Australia and Royal Challengers Bangalore pacer, Josh Hazelwood has given the timeframe for his return to the cash-rich league.
As per reports, Hazelwood is still recovering from his Achilles tendon injury and will miss the first seven games of this edition of the IPL.
Now, he has stated that he will most likely make his return by the 14th of April after recovering fully from his injury.
Moreover, the franchise has been severely hit by a wave of injuries starting from Will Jacks, then Hazelwood, and then finally, Rajat Patidar.
Therefore, the return of Hazelwood will change the balance and fate of RCB for the better and they will be hoping to get a good season this year.
Also, Hazelwood didn’t participate in the Border-Gavaskar Trophy due to the same reason but he is now confident of returning to the league by the third week of April.
Everything is ticking along according to plan, so I’ll be heading over on the 14th (of April) depending on how the next two weeks go.
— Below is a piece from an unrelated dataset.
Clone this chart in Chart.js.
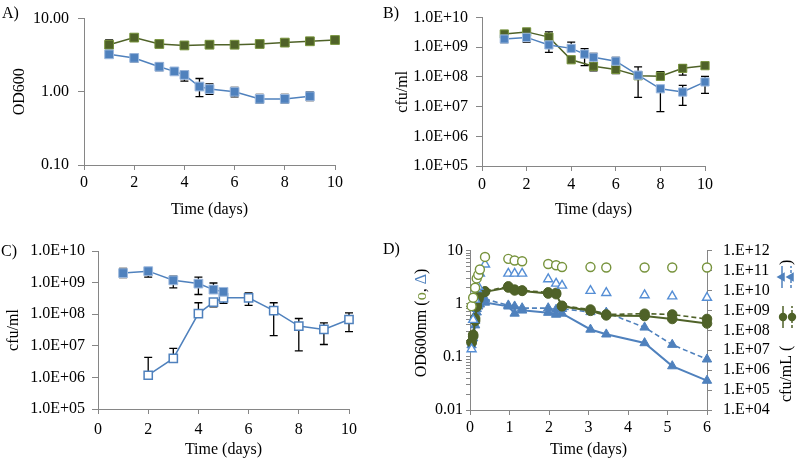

I probably won’t be quite easy to go right then, but (after) another week in India to touch things up skills wise I should be ready to go hopefully.
Hazelwood is confident about his fitness and says he will need only two sessions
Meanwhile, the star Australian pacer has also stated that adapting to the 20-over format is much easier as compared to ODIs and Tests.
He says that all it requires is bowling 20-odd deliveries and bowling them at full pace and it requires at most one or two sessions.
While his injury will take time in healing, Hazelwood says that the 16th edition of the IPL will help him prepare for the Ashes later this year.
You don’t need a lot of workload for T20. It’s more just ticking off boxes of getting up to speed and pushing back in the run-up. I’m probably only going to need to do one or two sessions at full pace and then I’m probably good to play. T20 is a lot different to Test and even one-day cricket. You only need 20 balls at full pace and that’s pretty close to a game, which is a good thing.
Adds Hazelwood further,
It’s a niggly one, the Achilles tendon. It’s a slow process but it thrives on a bit of work, and I’d have to be bowling to prepare for the Ashes, so it may as well be in a game of cricket.